**What is needed:** Look below for the line with "Reproduce this chart with Chart.js." and the line with "300, 350, 400];"; repeat exactly those two lines and all lines between them, but no pictures.

**Given data:**
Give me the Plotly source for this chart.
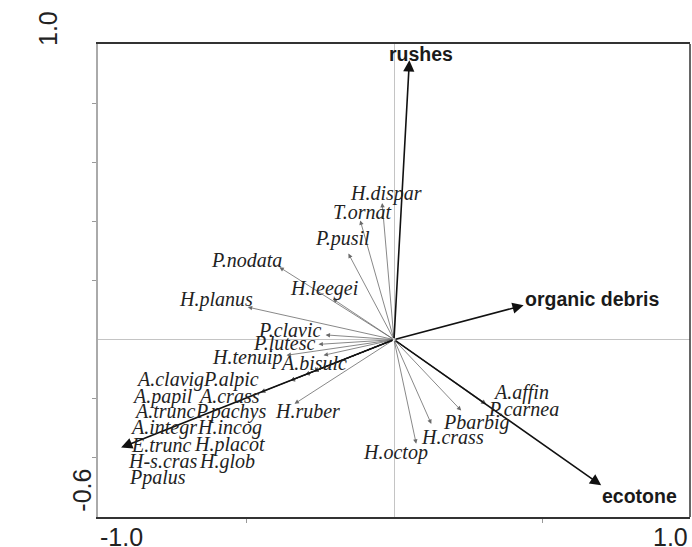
import plotly.graph_objects as go

# ---------------- data (ordination scores) ----------------
species = ["H.dispar", "T.ornat", "P.pusil", "P.nodata", "H.leegei", "H.planus",
           "P.clavic", "P.lutesc", "H.tenuip", "A.bisulc", "H.ruber",
           "A.clavig", "P.alpic", "A.papil", "A.crass", "A.trunc", "P.pachys",
           "A.integr", "H.incog", "E.trunc", "H.placot", "H-s.cras", "H.glob", "Ppalus",
           "H.octop", "H.crass", "Pbarbig", "A.affin", "P.carnea"]
species_x = [-0.040, -0.114, -0.154, -0.387, -0.207, -0.494,
             -0.231, -0.255, -0.363, -0.238, -0.336,
             -0.35, -0.30, -0.27, -0.35, -0.27, -0.30,
             -0.45, -0.35, -0.27, -0.30, -0.35, -0.45, -0.27,
             0.075, 0.126, 0.227, 0.311, 0.309]
species_y = [0.462, 0.403, 0.291, 0.245, 0.138, 0.110,
             0.016, -0.016, -0.053, -0.053, -0.217,
             -0.139, -0.119, -0.107, -0.139, -0.107, -0.119,
             -0.178, -0.139, -0.107, -0.119, -0.139, -0.178, -0.107,
             -0.352, -0.285, -0.240, -0.217, -0.219]

env_vars = ["rushes", "organic debris", "ecotone", "submergent<br>plants"]
env_x = [0.052, 0.438, 0.700, -0.922]
env_y = [0.945, 0.116, -0.493, -0.365]

x_range = [-1.0, 1.0]
y_range = [-0.6, 1.0]

# ---------------- layout: label placement ----------------
species_label_x = [-0.026, -0.107, -0.173, -0.499, -0.236, -0.603,
                   -0.352, -0.373, -0.497, -0.273, -0.291,
                   -0.758, -0.550, -0.782, -0.558, -0.773, -0.552,
                   -0.779, -0.557, -0.784, -0.556, -0.780, -0.563, -0.800,
                   0.005, 0.199, 0.278, 0.428, 0.438]
species_label_y = [0.494, 0.431, 0.341, 0.271, 0.174, 0.136,
                   0.034, -0.012, -0.059, -0.078, -0.243,
                   -0.135, -0.135, -0.191, -0.191, -0.243, -0.243,
                   -0.296, -0.296, -0.356, -0.356, -0.412, -0.412, -0.465,
                   -0.382, -0.328, -0.279, -0.178, -0.236]
env_label_x = [0.091, 0.669, 0.830, -1.299]
env_label_y = [0.965, 0.136, -0.530, -0.366]
env_label_anchor = ["center", "center", "center", "left"]

fig = go.Figure()
# invisible trace to establish axes
fig.add_trace(go.Scatter(x=species_x, y=species_y, mode="markers",
                         marker=dict(size=1, opacity=0), hoverinfo="skip",
                         showlegend=False))

annotations = []
# species arrows
for sx, sy in zip(species_x, species_y):
    annotations.append(dict(x=sx, y=sy, ax=0, ay=0, xref="x", yref="y",
                            axref="x", ayref="y", text="", showarrow=True,
                            arrowhead=2, arrowsize=1.1, arrowwidth=0.8,
                            arrowcolor="#6a6a6a", standoff=0, startstandoff=0))
# environmental arrows
for ex, ey in zip(env_x, env_y):
    annotations.append(dict(x=ex, y=ey, ax=0, ay=0, xref="x", yref="y",
                            axref="x", ayref="y", text="", showarrow=True,
                            arrowhead=2, arrowsize=1.4, arrowwidth=1.6,
                            arrowcolor="#111111", standoff=0, startstandoff=0))
# species labels
for name, lx, ly in zip(species, species_label_x, species_label_y):
    annotations.append(dict(x=lx, y=ly, xref="x", yref="y", text=name,
                            showarrow=False, xanchor="center", yanchor="middle",
                            font=dict(family="Liberation Serif", size=20,
                                      color="#222222", style="italic")))
# environmental labels
for name, lx, ly, anc in zip(env_vars, env_label_x, env_label_y, env_label_anchor):
    annotations.append(dict(x=lx, y=ly, xref="x", yref="y", text="<b>%s</b>" % name,
                            showarrow=False, xanchor=anc, yanchor="middle",
                            align="left",
                            font=dict(family="Liberation Sans", size=19.5,
                                      color="#1a1a1a")))

# axis end labels
tick_font = dict(family="Liberation Sans", size=25, color="#222222")
annotations += [
    dict(x=0, y=0, xref="paper", yref="paper", text="-1.0", showarrow=False,
         xanchor="left", yanchor="middle", yshift=-20, font=tick_font),
    dict(x=1, y=0, xref="paper", yref="paper", text="1.0", showarrow=False,
         xanchor="right", yanchor="middle", yshift=-20, font=tick_font),
    dict(x=0, y=1, xref="paper", yref="paper", text="1.0", showarrow=False,
         xanchor="center", yanchor="middle", xshift=-50.5, yshift=15.5,
         textangle=-90, font=tick_font),
    dict(x=0, y=0, xref="paper", yref="paper", text="-0.6", showarrow=False,
         xanchor="center", yanchor="middle", xshift=-16.3, yshift=27,
         textangle=-90, font=tick_font),
]

fig.update_layout(
    width=692, height=547,
    margin=dict(l=98, r=2, t=44, b=30),
    paper_bgcolor="white", plot_bgcolor="white",
    showlegend=False,
    annotations=annotations,
    shapes=[dict(type="line", xref="paper", yref="paper", x0=1, x1=1, y0=0, y1=1,
                 line=dict(color="#333333", width=1.5))],
    xaxis=dict(range=x_range, showgrid=False, zeroline=True, zerolinecolor="#c4c4c4",
               zerolinewidth=1, showline=True, linecolor="#333333", linewidth=1.5,
               mirror=True, ticks="outside", ticklen=4, tickcolor="#999999",
               tickvals=[-0.5, 0.5], showticklabels=False, fixedrange=True),
    yaxis=dict(range=y_range, showgrid=False, zeroline=True, zerolinecolor="#c4c4c4",
               zerolinewidth=1, showline=True, linecolor="#aaaaaa", linewidth=1.5,
               mirror=False, ticks="outside", ticklen=4, tickcolor="#999999",
               tickvals=[-0.4, -0.2, 0.2, 0.4, 0.6, 0.8], showticklabels=False,
               fixedrange=True),
)

fig.write_html("out.html", config={"displayModeBar": False},
               post_script="document.body.style.margin='0';"
                           "document.body.style.overflow='hidden';")
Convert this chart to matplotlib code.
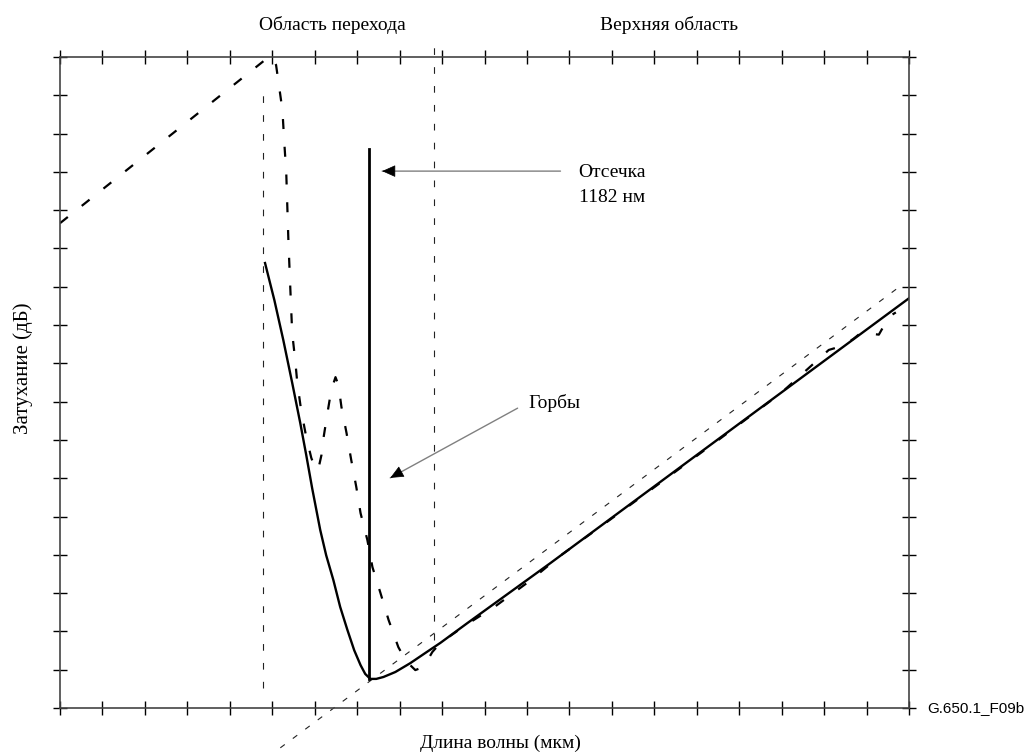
import numpy as np
import matplotlib.pyplot as plt
import matplotlib as mpl

plt.rcParams['font.family'] = 'Liberation Serif'

# smooth measured curve (solid)
sol_x = [4.83, 5.05, 5.26, 5.47, 5.66, 5.80, 5.94, 6.13, 6.27, 6.44, 6.60, 6.77,
         6.93, 7.08, 7.19, 7.31, 7.45, 7.62, 7.90, 8.25, 8.61, 8.96, 9.60, 11.56,
         15.09, 20.00]
sol_y = [11.62, 10.65, 9.61, 8.49, 7.44, 6.61, 5.74, 4.65, 3.99, 3.34, 2.64, 2.04,
         1.51, 1.12, 0.89, 0.76, 0.76, 0.81, 0.94, 1.17, 1.44, 1.70, 2.22, 3.79,
         6.68, 10.70]

# raw curve with bumps (dashed)
raw_x = [0.00, 4.86, 5.00, 5.09, 5.14, 5.24, 5.28, 5.33, 5.38, 5.42, 5.47, 5.54,
         5.59, 5.68, 5.80, 5.92, 6.01, 6.08, 6.16, 6.20, 6.30, 6.39, 6.49, 6.56,
         6.63, 6.75, 6.86, 6.98, 7.08, 7.24, 7.36, 7.55, 7.74, 7.97, 8.14, 8.25,
         8.37, 8.49, 8.66, 8.77, 8.96, 9.55, 10.26, 11.08, 11.79, 12.74, 13.92,
         15.57, 16.98, 18.11, 18.35, 18.68, 18.87, 19.29, 19.53, 19.69]
raw_y = [12.66, 16.95, 17.00, 16.79, 16.40, 15.61, 14.83, 13.97, 12.22, 11.10,
         9.79, 9.09, 8.49, 7.78, 7.08, 6.53, 6.27, 6.21, 6.61, 7.00, 7.70, 8.30,
         8.64, 8.43, 7.86, 7.18, 6.48, 5.77, 5.09, 4.39, 3.68, 3.00, 2.30, 1.59,
         1.25, 1.12, 0.99, 1.04, 1.25, 1.46, 1.70, 2.16, 2.66, 3.33, 3.98, 4.74,
         5.70, 7.05, 8.22, 9.35, 9.43, 9.63, 9.80, 9.75, 10.22, 10.33]

# cutoff marker and guide lines
cut_x = [7.28, 7.28]
cut_y = [0.76, 14.6]
reg1_x = [4.79, 4.79]
reg1_y = [0.52, 16.27]
reg2_x = [8.80, 8.80]
reg2_y = [1.78, 17.52]
asym_x = [5.19, 19.86]
asym_y = [-1.04, 11.07]

fig = plt.figure(figsize=(10.27, 7.53), dpi=100)
ax = fig.add_axes([60/1027, 45/753, 849/1027, 651/753])
ax.set_xlim(0, 20)
ax.set_ylim(0, 17)

vthin = dict(color='#222222', lw=0.8, ls=(0, (6, 11)), clip_on=False)
ax.plot(reg1_x, reg1_y, **vthin)
ax.plot(reg2_x, reg2_y, **vthin)
ax.plot(asym_x, asym_y, color='#222222', lw=0.8, ls=(0, (5, 9)), clip_on=False)

ax.plot(raw_x, raw_y, color='black', lw=1.6, ls=(0, (4.5, 8)))
ax.plot(sol_x, sol_y, color='black', lw=1.7)
ax.plot(cut_x, cut_y, color='black', lw=2.0)

for s in ax.spines.values():
    s.set_color('#444444')
    s.set_linewidth(1.2)
ax.xaxis.set_major_locator(mpl.ticker.MultipleLocator(1))
ax.yaxis.set_major_locator(mpl.ticker.MultipleLocator(1))
ax.tick_params(which='both', direction='inout', length=10, width=1, color='black',
               top=True, right=True, labelbottom=False, labelleft=False)

# annotation arrows: grey shaft, black head
shaft = dict(arrowstyle='-', color='#808080', lw=1, shrinkA=0, shrinkB=0)
head = dict(arrowstyle='-|>,head_length=0.85,head_width=0.38', color='black',
            lw=0.5, mutation_scale=10, shrinkA=0, shrinkB=0)
ax.annotate('', xy=(7.59, 14.02), xytext=(11.79, 14.02), arrowprops=shaft)
ax.annotate('', xy=(7.59, 14.02), xytext=(7.80, 14.02), arrowprops=head)
ax.annotate('', xy=(7.78, 6.01), xytext=(10.78, 7.83), arrowprops=shaft)
ax.annotate('', xy=(7.78, 6.01), xytext=(7.96, 6.12), arrowprops=head)

fs = 14
ax.text(12.22, 13.66, 'Отсечка\n1182 нм', fontsize=fs, ha='left', va='center',
        linespacing=1.65)
ax.text(11.04, 7.96, 'Горбы', fontsize=fs, ha='left', va='center')
ax.text(6.42, 17.83, 'Область перехода', fontsize=fs, ha='center', va='center')
ax.text(14.34, 17.83, 'Верхняя область', fontsize=fs, ha='center', va='center')

fig.text(23/1027, 1 - 368/753, 'Затухание (дБ)', fontsize=15, rotation=90,
         ha='center', va='center')
fig.text(500/1027, 1 - 743/753, 'Длина волны (мкм)', fontsize=fs,
         ha='center', va='center')
fig.text(927/1027, 1 - 708/753, 'G.650.1_F09b', fontsize=11,
         family='Liberation Sans', ha='left', va='center')

plt.savefig('out.png', dpi=100)
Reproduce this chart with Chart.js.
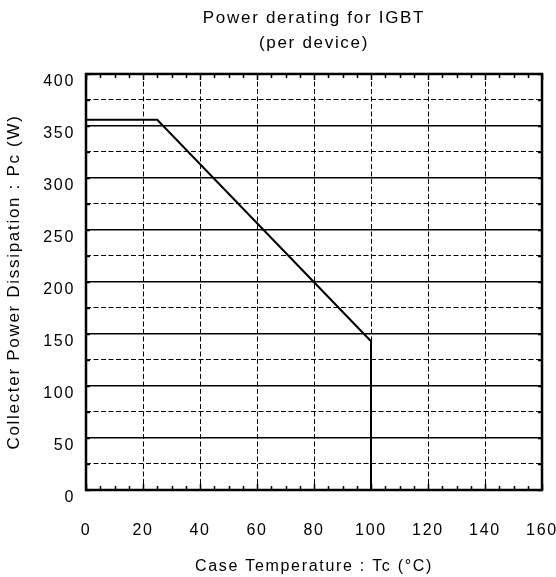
<!DOCTYPE html>
<html>
<head>
<meta charset="utf-8">
<script src="https://cdn.jsdelivr.net/npm/chart.js@4/dist/chart.umd.min.js"></script>
<style>
  body { margin: 0; background: #fff; }
  canvas { display: block; }
</style>
</head>
<body>
<canvas id="derating" width="556" height="577"></canvas>
<script>
// case temperature (°C) and collector power dissipation (W)
const caseTemp = [0, 25, 100, 100];
const powerDiss = [356, 356, 143, 0];

const xTicks = [0, 20, 40, 60, 80, 100, 120, 140, 160];
const yTicks = [0, 50, 100, 150, 200, 250, 300, 350, 400];

const FONT = 'Liberation Sans, Arial, sans-serif';
const SPACING = '1.7px';

// frame and inward tick marks like the original plot
const frameTicks = {
    id: 'frameTicks',
    beforeUpdate(chart) {
        chart.ctx.letterSpacing = SPACING;
    },
    beforeDraw(chart) {
        chart.ctx.letterSpacing = SPACING;
    },
    afterDatasetsDraw(chart) {
        const ctx = chart.ctx;
        const a = chart.chartArea;
        const xs = chart.scales.x, ys = chart.scales.y;
        ctx.save();
        ctx.strokeStyle = '#000';
        ctx.lineWidth = 1.5;
        for (let v = 0; v <= 160; v += 5) {
            const px = Math.round(xs.getPixelForValue(v)) + 0.5;
            const len = v % 20 === 0 ? 6 : 4;
            ctx.beginPath();
            ctx.moveTo(px, a.bottom); ctx.lineTo(px, a.bottom - len);
            ctx.moveTo(px, a.top); ctx.lineTo(px, a.top + len);
            ctx.stroke();
        }
        for (let v = 0; v <= 400; v += 25) {
            const py = Math.round(ys.getPixelForValue(v)) + 0.5;
            ctx.beginPath();
            ctx.moveTo(a.left, py); ctx.lineTo(a.left + 4, py);
            ctx.moveTo(a.right, py); ctx.lineTo(a.right - 4, py);
            ctx.stroke();
        }
        ctx.lineWidth = 2.5;
        ctx.strokeRect(a.left, a.top, a.right - a.left, a.bottom - a.top);
        ctx.restore();
    }
};

const data = {
    datasets: [{
        label: 'Pc',
        data: caseTemp.map((t, i) => ({ x: t, y: powerDiss[i] })),
        borderColor: '#000',
        borderWidth: 2,
        pointRadius: 0,
        tension: 0,
        fill: false
    }]
};

const config = {
    type: 'line',
    data: data,
    options: {
        responsive: false,
        animation: false,
        layout: { padding: { left: 0, right: 14, top: 0, bottom: 0 } },
        plugins: {
            legend: { display: false },
            tooltip: { enabled: false },
            title: {
                display: true,
                fullSize: false,
                text: ['Power derating for IGBT', '(per device)'],
                color: '#000',
                font: { family: FONT, size: 17, weight: 'normal', lineHeight: 1.47 },
                padding: { top: 6, bottom: 18 }
            }
        },
        scales: {
            x: {
                type: 'linear',
                min: 0,
                max: 160,
                afterBuildTicks(scale) {
                    scale.ticks = xTicks.map(v => ({ value: v }));
                },
                afterFit(scale) {
                    scale.height = 87;
                    scale.paddingLeft = 0;
                    scale.paddingRight = 0;
                },
                ticks: {
                    color: '#000',
                    font: { family: FONT, size: 16 },
                    padding: 31,
                    maxRotation: 0
                },
                grid: {
                    color: '#000',
                    lineWidth: 1,
                    drawTicks: false
                },
                border: { display: false, dash: [5, 2.5] },
                title: {
                    display: true,
                    text: 'Case Temperature : Tc (°C)',
                    color: '#000',
                    font: { family: FONT, size: 16 },
                    padding: { top: 20, bottom: 1 }
                }
            },
            y: {
                min: 0,
                max: 400,
                afterBuildTicks(scale) {
                    const t = [];
                    for (let v = 0; v <= 400; v += 25) t.push({ value: v });
                    scale.ticks = t;
                },
                afterFit(scale) {
                    scale.width = 86;
                    scale.paddingTop = 0;
                    scale.paddingBottom = 0;
                },
                ticks: {
                    color: '#000',
                    font: { family: FONT, size: 16 },
                    padding: 11,
                    labelOffset: 8,
                    callback: v => yTicks.includes(v) ? String(v) : ''
                },
                grid: {
                    color: '#000',
                    lineWidth: ctx => (ctx.tick && ctx.tick.value % 50 === 0) ? 1.5 : 1,
                    drawTicks: false
                },
                border: {
                    display: false,
                    dash: ctx => (ctx.tick && ctx.tick.value % 50 !== 0) ? [5, 2.5] : []
                },
                title: {
                    display: true,
                    text: 'Collecter Power Dissipation : Pc (W)',
                    color: '#000',
                    font: { family: FONT, size: 17 },
                    padding: { top: 4, bottom: 4 }
                }
            }
        }
    },
    plugins: [frameTicks]
};

const myChart = new Chart(document.getElementById('derating'), config);
</script>
</body>
</html>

**Output of the task:**
Reproduce this chart with Chart.js.
<!DOCTYPE html>
<html>
<head>
<meta charset="utf-8">
<script src="https://cdn.jsdelivr.net/npm/chart.js@4/dist/chart.umd.min.js"></script>
<style>
  body { margin: 0; background: #fff; }
  canvas { display: block; }
</style>
</head>
<body>
<canvas id="derating" width="556" height="577"></canvas>
<script>
// case temperature (°C) and collector power dissipation (W)
const caseTemp = [0, 25, 100, 100];
const powerDiss = [356, 356, 143, 0];

const xTicks = [0, 20, 40, 60, 80, 100, 120, 140, 160];
const yTicks = [0, 50, 100, 150, 200, 250, 300, 350, 400];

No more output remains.